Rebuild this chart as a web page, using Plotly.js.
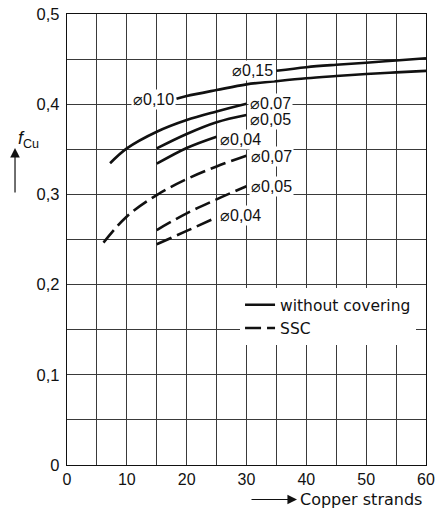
<!DOCTYPE html>
<html>
<head>
<meta charset="utf-8">
<script src="https://cdn.plot.ly/plotly-3.0.1.min.js"></script>
<style>
  html, body { margin: 0; padding: 0; background: #fff; }
  #chart { width: 435px; height: 513px; }
</style>
</head>
<body>
<div id="chart"></div>
<script>
// Copper fill factor f_Cu versus number of copper strands, per strand diameter

// without covering (solid)
const bare015X = [35, 40, 45, 50, 55, 60];
const bare015Y = [0.437, 0.441, 0.4437, 0.446, 0.4485, 0.451];
const bare010X = [18.3, 20, 25, 30, 35, 40, 45, 50, 55, 60];
const bare010Y = [0.406, 0.409, 0.4157, 0.422, 0.4255, 0.4287, 0.4312, 0.4335, 0.4353, 0.437];
const bare007X = [7.2, 10, 15, 20, 25, 30];
const bare007Y = [0.3345, 0.351, 0.3695, 0.3825, 0.392, 0.4005];
const bare005X = [15, 20, 25, 30];
const bare005Y = [0.351, 0.367, 0.380, 0.388];
const bare004X = [15, 20, 25];
const bare004Y = [0.334, 0.3515, 0.364];

// SSC (dashed)
const ssc007X = [6.1, 10, 15, 20, 25, 30];
const ssc007Y = [0.2465, 0.2755, 0.2993, 0.317, 0.331, 0.343];
const ssc005X = [15, 20, 25, 30];
const ssc005Y = [0.2605, 0.279, 0.2945, 0.309];
const ssc004X = [15, 20, 25];
const ssc004Y = [0.2447, 0.2595, 0.2745];

const diameterLabels = ['\u23000,15', '\u23000,10', '\u23000,07', '\u23000,05', '\u23000,04',
                        '\u23000,07', '\u23000,05', '\u23000,04'];
const groupNames = ['without covering', 'SSC'];

const xTickVals = [0, 10, 20, 30, 40, 50, 60];
const xTickText = ['0', '10', '20', '30', '40', '50', '60'];
const yTickVals = [0, 0.1, 0.2, 0.3, 0.4, 0.5];
const yTickText = ['0', '0,1', '0,2', '0,3', '0,4', '0,5'];

const narrow = '"Liberation Sans", Arial, sans-serif';
const plain = '"DejaVu Sans", Arial, sans-serif';
const ink = '#111';

const curves = [
  [bare015X, bare015Y, 0], [bare010X, bare010Y, 0], [bare007X, bare007Y, 0],
  [bare005X, bare005Y, 0], [bare004X, bare004Y, 0],
  [ssc007X, ssc007Y, 1], [ssc005X, ssc005Y, 1], [ssc004X, ssc004Y, 1]
];
const seen = {};
const traces = curves.map(([xs, ys, g]) => {
  const first = !seen[g];
  seen[g] = true;
  return {
    type: 'scatter', mode: 'lines', x: xs, y: ys,
    name: groupNames[g], legendgroup: groupNames[g], showlegend: first,
    line: { color: ink, width: 2.6, shape: 'spline', smoothing: 1,
            dash: g === 0 ? 'solid' : '16px,6px' },
    hoverinfo: 'skip'
  };
});

// label placement: [x, y, anchor]
const labelPlace = [
  [34.8, 0.4375, 'right'], [18.2, 0.405, 'right'], [30.3, 0.401, 'left'],
  [30.3, 0.3825, 'left'], [25.25, 0.361, 'left'],
  [30.4, 0.342, 'left'], [30.4, 0.309, 'left'], [25.25, 0.277, 'left']
];
const annotations = diameterLabels.map((t, i) => ({
  x: labelPlace[i][0], y: labelPlace[i][1], xref: 'x', yref: 'y',
  text: t, showarrow: false, xanchor: labelPlace[i][2], yanchor: 'middle',
  bgcolor: '#fff', borderpad: 1,
  font: { family: narrow, size: 16, color: ink }
}));

// y-axis title with upward arrow
annotations.push({
  xref: 'paper', yref: 'paper', x: -0.142, y: 0.752,
  text: '<i>f</i><sub>Cu</sub>', showarrow: false,
  font: { family: narrow, size: 18, color: ink }
});
annotations.push({
  xref: 'paper', yref: 'paper', x: -0.1448, y: 0.703,
  text: '', showarrow: true, ax: 0, ay: 46,
  arrowhead: 2, arrowsize: 1.6, arrowwidth: 1.2, arrowcolor: ink
});
// x-axis title with right arrow
annotations.push({
  xref: 'paper', yref: 'paper', x: 0.6435, y: -0.0765,
  text: 'Copper strands', showarrow: false, xanchor: 'left', yanchor: 'middle',
  font: { family: plain, size: 16, color: ink }
});
annotations.push({
  xref: 'paper', yref: 'paper', x: 0.6407, y: -0.0765,
  text: '', showarrow: true, ax: -47, ay: 0,
  arrowhead: 2, arrowsize: 1.6, arrowwidth: 1.2, arrowcolor: ink
});

const grid = '#3a3a3a';
const layout = {
  width: 435, height: 513,
  margin: { l: 67, r: 9, t: 14, b: 48 },
  paper_bgcolor: '#fff', plot_bgcolor: '#fff',
  showlegend: true,
  legend: {
    x: 0.482, y: 0.392, xanchor: 'left', yanchor: 'top',
    bgcolor: '#fff', borderwidth: 0, tracegroupgap: 0,
    font: { family: plain, size: 15.5, color: ink }
  },
  xaxis: {
    range: [0, 60], tickmode: 'array', tickvals: xTickVals, ticktext: xTickText,
    showgrid: true, gridcolor: grid, gridwidth: 1,
    minor: { dtick: 5, showgrid: true, gridcolor: grid, gridwidth: 1 },
    showline: true, mirror: true, linecolor: ink, linewidth: 1.2,
    zeroline: false, ticks: '', ticklabelstandoff: 0, ticklabeloverflow: 'allow',
    tickfont: { family: narrow, size: 16, color: ink }
  },
  yaxis: {
    range: [0, 0.5], tickmode: 'array', tickvals: yTickVals, ticktext: yTickText,
    showgrid: true, gridcolor: grid, gridwidth: 1,
    minor: { dtick: 0.05, showgrid: true, gridcolor: grid, gridwidth: 1 },
    showline: true, mirror: true, linecolor: ink, linewidth: 1.2,
    zeroline: false, ticks: '', ticklabelstandoff: 3, ticklabeloverflow: 'allow',
    tickfont: { family: narrow, size: 16.5, color: ink }
  },
  annotations: annotations
};

Plotly.newPlot('chart', traces, layout, { staticPlot: true, displayModeBar: false });
</script>
</body>
</html>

=== GIVEN EXERCISE ===
Repeat the listing verbatim. Skip the pictures.

=== EXPECTED OUTPUT ===
Rebuild this chart as a web page, using Plotly.js.
<!DOCTYPE html>
<html>
<head>
<meta charset="utf-8">
<script src="https://cdn.plot.ly/plotly-3.0.1.min.js"></script>
<style>
  html, body { margin: 0; padding: 0; background: #fff; }
  #chart { width: 435px; height: 513px; }
</style>
</head>
<body>
<div id="chart"></div>
<script>
// Copper fill factor f_Cu versus number of copper strands, per strand diameter

// without covering (solid)
const bare015X = [35, 40, 45, 50, 55, 60];
const bare015Y = [0.437, 0.441, 0.4437, 0.446, 0.4485, 0.451];
const bare010X = [18.3, 20, 25, 30, 35, 40, 45, 50, 55, 60];
const bare010Y = [0.406, 0.409, 0.4157, 0.422, 0.4255, 0.4287, 0.4312, 0.4335, 0.4353, 0.437];
const bare007X = [7.2, 10, 15, 20, 25, 30];
const bare007Y = [0.3345, 0.351, 0.3695, 0.3825, 0.392, 0.4005];
const bare005X = [15, 20, 25, 30];
const bare005Y = [0.351, 0.367, 0.380, 0.388];
const bare004X = [15, 20, 25];
const bare004Y = [0.334, 0.3515, 0.364];

// SSC (dashed)
const ssc007X = [6.1, 10, 15, 20, 25, 30];
const ssc007Y = [0.2465, 0.2755, 0.2993, 0.317, 0.331, 0.343];
const ssc005X = [15, 20, 25, 30];
const ssc005Y = [0.2605, 0.279, 0.2945, 0.309];
const ssc004X = [15, 20, 25];
const ssc004Y = [0.2447, 0.2595, 0.2745];

const diameterLabels = ['\u23000,15', '\u23000,10', '\u23000,07', '\u23000,05', '\u23000,04',
                        '\u23000,07', '\u23000,05', '\u23000,04'];
const groupNames = ['without covering', 'SSC'];

const xTickVals = [0, 10, 20, 30, 40, 50, 60];
const xTickText = ['0', '10', '20', '30', '40', '50', '60'];
const yTickVals = [0, 0.1, 0.2, 0.3, 0.4, 0.5];
const yTickText = ['0', '0,1', '0,2', '0,3', '0,4', '0,5'];

const narrow = '"Liberation Sans", Arial, sans-serif';
const plain = '"DejaVu Sans", Arial, sans-serif';
const ink = '#111';

const curves = [
  [bare015X, bare015Y, 0], [bare010X, bare010Y, 0], [bare007X, bare007Y, 0],
  [bare005X, bare005Y, 0], [bare004X, bare004Y, 0],
  [ssc007X, ssc007Y, 1], [ssc005X, ssc005Y, 1], [ssc004X, ssc004Y, 1]
];
const seen = {};
const traces = curves.map(([xs, ys, g]) => {
  const first = !seen[g];
  seen[g] = true;
  return {
    type: 'scatter', mode: 'lines', x: xs, y: ys,
    name: groupNames[g], legendgroup: groupNames[g], showlegend: first,
    line: { color: ink, width: 2.6, shape: 'spline', smoothing: 1,
            dash: g === 0 ? 'solid' : '16px,6px' },
    hoverinfo: 'skip'
  };
});

// label placement: [x, y, anchor]
const labelPlace = [
  [34.8, 0.4375, 'right'], [18.2, 0.405, 'right'], [30.3, 0.401, 'left'],
  [30.3, 0.3825, 'left'], [25.25, 0.361, 'left'],
  [30.4, 0.342, 'left'], [30.4, 0.309, 'left'], [25.25, 0.277, 'left']
];
const annotations = diameterLabels.map((t, i) => ({
  x: labelPlace[i][0], y: labelPlace[i][1], xref: 'x', yref: 'y',
  text: t, showarrow: false, xanchor: labelPlace[i][2], yanchor: 'middle',
  bgcolor: '#fff', borderpad: 1,
  font: { family: narrow, size: 16, color: ink }
}));

// y-axis title with upward arrow
annotations.push({
  xref: 'paper', yref: 'paper', x: -0.142, y: 0.752,
  text: '<i>f</i><sub>Cu</sub>', showarrow: false,
  font: { family: narrow, size: 18, color: ink }
});
annotations.push({
  xref: 'paper', yref: 'paper', x: -0.1448, y: 0.703,
  text: '', showarrow: true, ax: 0, ay: 46,
  arrowhead: 2, arrowsize: 1.6, arrowwidth: 1.2, arrowcolor: ink
});
// x-axis title with right arrow
annotations.push({
  xref: 'paper', yref: 'paper', x: 0.6435, y: -0.0765,
  text: 'Copper strands', showarrow: false, xanchor: 'left', yanchor: 'middle',
  font: { family: plain, size: 16, color: ink }
});
annotations.push({
  xref: 'paper', yref: 'paper', x: 0.6407, y: -0.0765,
  text: '', showarrow: true, ax: -47, ay: 0,
  arrowhead: 2, arrowsize: 1.6, arrowwidth: 1.2, arrowcolor: ink
});

const grid = '#3a3a3a';
const layout = {
  width: 435, height: 513,
  margin: { l: 67, r: 9, t: 14, b: 48 },
  paper_bgcolor: '#fff', plot_bgcolor: '#fff',
  showlegend: true,
  legend: {
    x: 0.482, y: 0.392, xanchor: 'left', yanchor: 'top',
    bgcolor: '#fff', borderwidth: 0, tracegroupgap: 0,
    font: { family: plain, size: 15.5, color: ink }
  },
  xaxis: {
    range: [0, 60], tickmode: 'array', tickvals: xTickVals, ticktext: xTickText,
    showgrid: true, gridcolor: grid, gridwidth: 1,
    minor: { dtick: 5, showgrid: true, gridcolor: grid, gridwidth: 1 },
    showline: true, mirror: true, linecolor: ink, linewidth: 1.2,
    zeroline: false, ticks: '', ticklabelstandoff: 0, ticklabeloverflow: 'allow',
    tickfont: { family: narrow, size: 16, color: ink }
  },
  yaxis: {
    range: [0, 0.5], tickmode: 'array', tickvals: yTickVals, ticktext: yTickText,
    showgrid: true, gridcolor: grid, gridwidth: 1,
    minor: { dtick: 0.05, showgrid: true, gridcolor: grid, gridwidth: 1 },
    showline: true, mirror: true, linecolor: ink, linewidth: 1.2,
    zeroline: false, ticks: '', ticklabelstandoff: 3, ticklabeloverflow: 'allow',
    tickfont: { family: narrow, size: 16.5, color: ink }
  },
  annotations: annotations
};

Plotly.newPlot('chart', traces, layout, { staticPlot: true, displayModeBar: false });
</script>
</body>
</html>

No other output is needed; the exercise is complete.